* Requirements:
Transcribe all of the material below word for word and leave out its pictures.

[start of Material provided]

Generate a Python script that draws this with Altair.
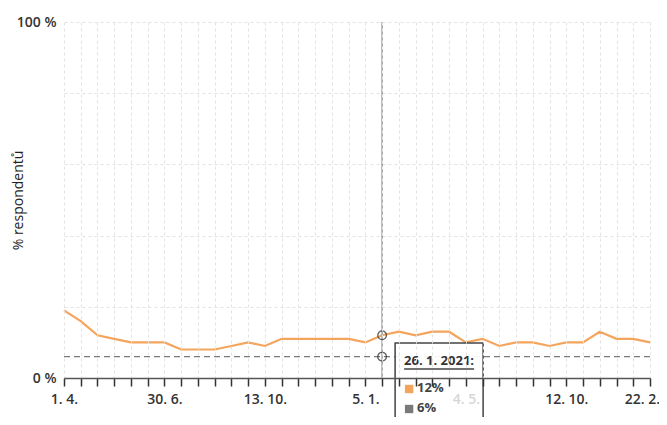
import altair as alt
import pandas as pd

# ---- data ----
point_index = list(range(36))
share_yes = [19, 16, 12, 11, 10, 10, 10, 8, 8, 8, 9, 10, 9, 11, 11, 11, 11, 11,
             10, 12, 13, 12, 13, 13, 10, 11, 9, 10, 10, 9, 10, 10, 13, 11, 11, 10]
share_ref = [6] * 36
tick_positions = [0, 6, 12, 18, 24, 30, 35]
tick_labels = ["1. 4.", "30. 6.", "13. 10.", "5. 1.", "4. 5.", "12. 10.", "22. 2."]
y_ticks = [0, 20, 40, 60, 80, 100]
hover_index = 19
hover_date = "26. 1. 2021:"

ORANGE = "#F5A55B"
GRAY = "#7a7a7a"
FONT = "Open Sans"

df = pd.DataFrame({"idx": point_index, "yes": share_yes, "ref": share_ref})

label_expr = " : ".join(
    f"datum.value == {p} ? '{l}'" for p, l in zip(tick_positions, tick_labels)
) + " : ''"

x_enc = alt.X(
    "idx:Q",
    scale=alt.Scale(domain=[0, 35], nice=False, zero=False),
    axis=alt.Axis(
        values=point_index, tickCount=len(point_index), labelExpr=label_expr, title=None,
        grid=True, gridColor="#e2e2e2", gridDash=[3, 3], gridWidth=1,
        domainColor="#555", domainWidth=1.5,
        tickColor="#333", tickSize=8, tickWidth=1.5,
        labelPadding=6, labelFlush=False, labelOverlap=False,
        labelOffset=alt.condition(f"datum.value == {point_index[-1]}", alt.value(-8), alt.value(0)),
        labelFont=FONT, labelFontSize=14, labelFontWeight=600,
        labelColor=alt.condition("datum.value == 24", alt.value("#d6d6d6"), alt.value("#333")),
        zindex=1,
    ),
)
y_scale = alt.Scale(domain=[0, 100], nice=False)
y_axis = alt.Axis(
    values=y_ticks, tickCount=len(y_ticks),
    labelExpr="datum.value == 0 ? '0 %' : datum.value == 100 ? '100 %' : ''",
    grid=True, gridColor="#e2e2e2", gridDash=[3, 3], gridWidth=1,
    domain=False, ticks=False, labelPadding=8,
    labelFont=FONT, labelFontSize=14, labelFontWeight=600, labelColor="#333",
    title="% respondentů", titleFont=FONT, titleFontSize=14, titleFontWeight="normal",
    titleColor="#222", titleX=-46, titleY=178, titleBaseline="middle",
)

base = alt.Chart(df)

ref_line = base.mark_line(color=GRAY, strokeWidth=1.2, strokeDash=[6, 4]).encode(
    x=x_enc, y=alt.Y("ref:Q", scale=y_scale, axis=y_axis)
)
yes_line = base.mark_line(color=ORANGE, strokeWidth=2.2).encode(
    x="idx:Q", y="yes:Q"
)

hover_df = df[df["idx"] == hover_index]
hover_yes = int(hover_df["yes"].iloc[0])
hover_ref = int(hover_df["ref"].iloc[0])

crosshair = alt.Chart(hover_df).mark_rule(color="#9a9a9a", strokeWidth=1.5).encode(
    x="idx:Q", y=alt.datum(0), y2=alt.datum(100)
)
dot_yes = alt.Chart(hover_df).mark_point(
    shape="circle", filled=False, size=75, color="#222", strokeWidth=1.3
).encode(x="idx:Q", y="yes:Q")
dot_ref = alt.Chart(hover_df).mark_point(
    shape="circle", filled=False, size=75, color="#222", strokeWidth=1.3
).encode(x="idx:Q", y="ref:Q")

tip_box = alt.Chart(hover_df).mark_rect(
    fill="white", fillOpacity=0.92, stroke="#444", strokeWidth=1.5,
    xOffset=13, x2Offset=101, yOffset=-35, y2Offset=70,
).encode(x="idx:Q", x2="idx:Q", y=alt.datum(0), y2=alt.datum(0))

tip_title = alt.Chart(hover_df).mark_text(
    text=hover_date, font=FONT, fontSize=13, fontWeight="bold", color="#333",
    align="left", baseline="middle", dx=22, dy=-17,
).encode(x="idx:Q", y=alt.datum(0))
tip_underline = alt.Chart(hover_df).mark_rule(
    color="#444", strokeWidth=1.5, xOffset=22, x2Offset=92, yOffset=-9, y2Offset=-9,
).encode(x="idx:Q", x2="idx:Q", y=alt.datum(0))

sq_yes = alt.Chart(hover_df).mark_square(
    color=ORANGE, size=70, opacity=1, xOffset=27, yOffset=11,
).encode(x="idx:Q", y=alt.datum(0))
sq_ref = alt.Chart(hover_df).mark_square(
    color=GRAY, size=70, opacity=1, xOffset=27, yOffset=31,
).encode(x="idx:Q", y=alt.datum(0))
txt_yes = alt.Chart(hover_df).mark_text(
    text=f"{hover_yes}%", font=FONT, fontSize=13, fontWeight="bold", color="#444",
    align="left", baseline="middle", dx=35, dy=10,
).encode(x="idx:Q", y=alt.datum(0))
txt_ref = alt.Chart(hover_df).mark_text(
    text=f"{hover_ref}%", font=FONT, fontSize=13, fontWeight="bold", color="#444",
    align="left", baseline="middle", dx=35, dy=30,
).encode(x="idx:Q", y=alt.datum(0))

chart = alt.layer(
    ref_line, yes_line, crosshair, dot_yes, dot_ref,
    tip_box, tip_title, tip_underline, sq_yes, sq_ref, txt_yes, txt_ref,
).properties(
    width=586, height=356,
    autosize=alt.AutoSizeParams(type="none"),
    padding={"left": 56, "top": 14, "right": 9, "bottom": 39},
).configure_view(stroke=None)

chart.save("out.html", embed_options={"renderer": "svg", "actions": False})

[end of Material provided]

* Written answer:
Generate a Python script that draws this with Altair.
import altair as alt
import pandas as pd

# ---- data ----
point_index = list(range(36))
share_yes = [19, 16, 12, 11, 10, 10, 10, 8, 8, 8, 9, 10, 9, 11, 11, 11, 11, 11,
             10, 12, 13, 12, 13, 13, 10, 11, 9, 10, 10, 9, 10, 10, 13, 11, 11, 10]
share_ref = [6] * 36
tick_positions = [0, 6, 12, 18, 24, 30, 35]
tick_labels = ["1. 4.", "30. 6.", "13. 10.", "5. 1.", "4. 5.", "12. 10.", "22. 2."]
y_ticks = [0, 20, 40, 60, 80, 100]
hover_index = 19
hover_date = "26. 1. 2021:"

ORANGE = "#F5A55B"
GRAY = "#7a7a7a"
FONT = "Open Sans"

df = pd.DataFrame({"idx": point_index, "yes": share_yes, "ref": share_ref})

label_expr = " : ".join(
    f"datum.value == {p} ? '{l}'" for p, l in zip(tick_positions, tick_labels)
) + " : ''"

x_enc = alt.X(
    "idx:Q",
    scale=alt.Scale(domain=[0, 35], nice=False, zero=False),
    axis=alt.Axis(
        values=point_index, tickCount=len(point_index), labelExpr=label_expr, title=None,
        grid=True, gridColor="#e2e2e2", gridDash=[3, 3], gridWidth=1,
        domainColor="#555", domainWidth=1.5,
        tickColor="#333", tickSize=8, tickWidth=1.5,
        labelPadding=6, labelFlush=False, labelOverlap=False,
        labelOffset=alt.condition(f"datum.value == {point_index[-1]}", alt.value(-8), alt.value(0)),
        labelFont=FONT, labelFontSize=14, labelFontWeight=600,
        labelColor=alt.condition("datum.value == 24", alt.value("#d6d6d6"), alt.value("#333")),
        zindex=1,
    ),
)
y_scale = alt.Scale(domain=[0, 100], nice=False)
y_axis = alt.Axis(
    values=y_ticks, tickCount=len(y_ticks),
    labelExpr="datum.value == 0 ? '0 %' : datum.value == 100 ? '100 %' : ''",
    grid=True, gridColor="#e2e2e2", gridDash=[3, 3], gridWidth=1,
    domain=False, ticks=False, labelPadding=8,
    labelFont=FONT, labelFontSize=14, labelFontWeight=600, labelColor="#333",
    title="% respondentů", titleFont=FONT, titleFontSize=14, titleFontWeight="normal",
    titleColor="#222", titleX=-46, titleY=178, titleBaseline="middle",
)

base = alt.Chart(df)

ref_line = base.mark_line(color=GRAY, strokeWidth=1.2, strokeDash=[6, 4]).encode(
    x=x_enc, y=alt.Y("ref:Q", scale=y_scale, axis=y_axis)
)
yes_line = base.mark_line(color=ORANGE, strokeWidth=2.2).encode(
    x="idx:Q", y="yes:Q"
)

hover_df = df[df["idx"] == hover_index]
hover_yes = int(hover_df["yes"].iloc[0])
hover_ref = int(hover_df["ref"].iloc[0])

crosshair = alt.Chart(hover_df).mark_rule(color="#9a9a9a", strokeWidth=1.5).encode(
    x="idx:Q", y=alt.datum(0), y2=alt.datum(100)
)
dot_yes = alt.Chart(hover_df).mark_point(
    shape="circle", filled=False, size=75, color="#222", strokeWidth=1.3
).encode(x="idx:Q", y="yes:Q")
dot_ref = alt.Chart(hover_df).mark_point(
    shape="circle", filled=False, size=75, color="#222", strokeWidth=1.3
).encode(x="idx:Q", y="ref:Q")

tip_box = alt.Chart(hover_df).mark_rect(
    fill="white", fillOpacity=0.92, stroke="#444", strokeWidth=1.5,
    xOffset=13, x2Offset=101, yOffset=-35, y2Offset=70,
).encode(x="idx:Q", x2="idx:Q", y=alt.datum(0), y2=alt.datum(0))

tip_title = alt.Chart(hover_df).mark_text(
    text=hover_date, font=FONT, fontSize=13, fontWeight="bold", color="#333",
    align="left", baseline="middle", dx=22, dy=-17,
).encode(x="idx:Q", y=alt.datum(0))
tip_underline = alt.Chart(hover_df).mark_rule(
    color="#444", strokeWidth=1.5, xOffset=22, x2Offset=92, yOffset=-9, y2Offset=-9,
).encode(x="idx:Q", x2="idx:Q", y=alt.datum(0))

sq_yes = alt.Chart(hover_df).mark_square(
    color=ORANGE, size=70, opacity=1, xOffset=27, yOffset=11,
).encode(x="idx:Q", y=alt.datum(0))
sq_ref = alt.Chart(hover_df).mark_square(
    color=GRAY, size=70, opacity=1, xOffset=27, yOffset=31,
).encode(x="idx:Q", y=alt.datum(0))
txt_yes = alt.Chart(hover_df).mark_text(
    text=f"{hover_yes}%", font=FONT, fontSize=13, fontWeight="bold", color="#444",
    align="left", baseline="middle", dx=35, dy=10,
).encode(x="idx:Q", y=alt.datum(0))
txt_ref = alt.Chart(hover_df).mark_text(
    text=f"{hover_ref}%", font=FONT, fontSize=13, fontWeight="bold", color="#444",
    align="left", baseline="middle", dx=35, dy=30,
).encode(x="idx:Q", y=alt.datum(0))

chart = alt.layer(
    ref_line, yes_line, crosshair, dot_yes, dot_ref,
    tip_box, tip_title, tip_underline, sq_yes, sq_ref, txt_yes, txt_ref,
).properties(
    width=586, height=356,
    autosize=alt.AutoSizeParams(type="none"),
    padding={"left": 56, "top": 14, "right": 9, "bottom": 39},
).configure_view(stroke=None)

chart.save("out.html", embed_options={"renderer": "svg", "actions": False})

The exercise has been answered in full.